The lasting mark is quieter and more institutional. The University System of Georgia is one college smaller, down from 26 institutions to 25, another data point in a decade-long consolidation strategy that has steadily shrunk the number of independent public colleges in the state. East Georgia State College joins the ledger of institutions that ended not in scandal or insolvency but in administrative reorganization — the merger as tidying. For Swainsboro, the change is mostly a matter of letterhead and pride: the town still has its campus, but it no longer has its college.

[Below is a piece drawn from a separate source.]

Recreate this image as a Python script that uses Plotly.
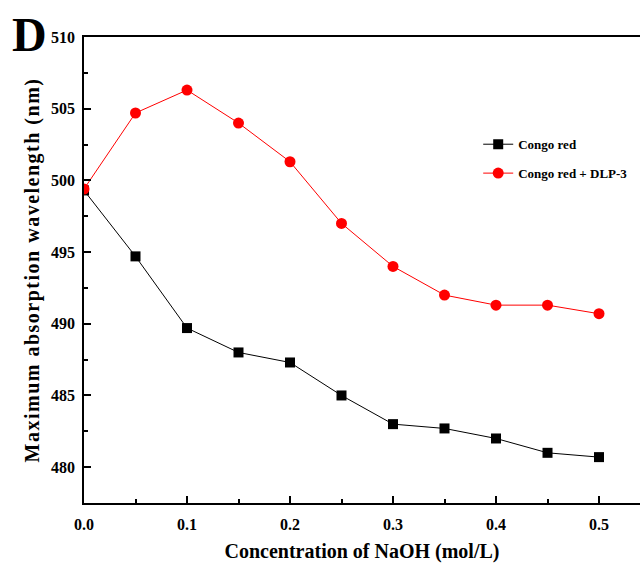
import plotly.graph_objects as go

naoh = [0.0, 0.05, 0.1, 0.15, 0.2, 0.25, 0.3, 0.35, 0.4, 0.45, 0.5]
congo_red = [499.3, 494.7, 489.7, 488.0, 487.3, 485.0, 483.0, 482.7, 482.0, 481.0, 480.7]
congo_dlp3 = [499.4, 504.7, 506.3, 504.0, 501.3, 497.0, 494.0, 492.0, 491.3, 491.3, 490.7]
x_ticks = [0.0, 0.1, 0.2, 0.3, 0.4, 0.5]
y_ticks = [480, 485, 490, 495, 500, 505, 510]

FONT = "Liberation Serif"

fig = go.Figure()
fig.add_trace(go.Scatter(x=naoh, y=congo_red, mode="lines+markers", name="<b>Congo red</b>",
                         legendgroup="a",
                         line=dict(color="black", width=1),
                         marker=dict(symbol="square", size=10, color="black")))
fig.add_trace(go.Scatter(x=naoh, y=congo_dlp3, mode="lines+markers", name="<b>Congo red + DLP-3</b>",
                         legendgroup="b",
                         line=dict(color="red", width=1),
                         marker=dict(symbol="circle", size=11, color="red")))

fig.update_layout(
    width=640, height=563,
    margin=dict(l=84, r=0, t=37, b=60),
    plot_bgcolor="white", paper_bgcolor="white",
    font=dict(family=FONT, color="black"),
    showlegend=True,
    legend=dict(x=0.709, y=0.802, xanchor="left", yanchor="top",
                font=dict(family=FONT, size=13, color="black"),
                bgcolor="rgba(0,0,0,0)", tracegroupgap=9, itemwidth=30),
    xaxis=dict(range=[0, 0.5398], tickvals=x_ticks, ticktext=[f"<b>{v:.1f}</b>" for v in x_ticks],
               ticks="inside", ticklen=7, tickwidth=1.5, tickcolor="black",
               minor=dict(dtick=0.05, ticks="inside", ticklen=4, tickcolor="black", tickwidth=1.5),
               showline=True, linecolor="black", linewidth=1.8, mirror=True,
               showgrid=False, zeroline=False, ticklabelstandoff=6,
               tickfont=dict(family=FONT, size=16, color="black"),
               title=dict(text="<b>Concentration of NaOH (mol/L)</b>", font=dict(family=FONT, size=20), standoff=14)),
    yaxis=dict(range=[477.5, 510], tickvals=y_ticks, ticktext=[f"<b>{v}</b>" for v in y_ticks],
               ticks="inside", ticklen=7, tickwidth=1.5, tickcolor="black",
               minor=dict(dtick=2.5, ticks="inside", ticklen=4, tickcolor="black", tickwidth=1.5),
               showline=True, linecolor="black", linewidth=1.8, mirror=False,
               showgrid=False, zeroline=False, ticklabelstandoff=4,
               tickfont=dict(family=FONT, size=16, color="black"),
               title=dict(text="<b><span style=\"letter-spacing:1.5px\">Maximum absorption wavelength (nm)</span></b>",
                          font=dict(family=FONT, size=20), standoff=6)),
)
fig.add_annotation(text="<b>D</b>", xref="paper", yref="paper", x=-0.133, y=1.005,
                   xanchor="left", yanchor="middle", showarrow=False,
                   font=dict(family=FONT, size=48, color="black"))
fig.write_html("out.html", config={"displayModeBar": False},
               post_script="document.body.style.margin='0';")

Whether the consolidated structure ultimately serves the rural, first-generation students East Georgia was built for as well as the standalone college did is the open question its merger leaves behind.

Lessons

  1. Recognize the system consolidation as a distinct cause of institutional death: a healthy, useful college can be dissolved by policy, with no balance-sheet failure and no stranded students, simply because a system decides it is cheaper merged.
  2. For a small public institution, treat fixed administrative overhead as the central strategic vulnerability — it is the cost a consolidation is designed to capture, and it makes the smallest institutions the first targets.
  3. For systems and regents, weigh the genuine savings of merging a small access college against the harder-to-measure loss of a locally identified institution that the region regards as its own.
  4. For the towns that host a small college, understand that physical adjacency to a larger university is both an asset and a long-run risk: shared cities make shared services easy and full absorption easier still.
  5. Hold a merged system accountable for the access mission it promises to preserve; the campuses staying open is necessary but not sufficient, and the underserved students the original college existed for are the measure of whether the consolidation kept its word.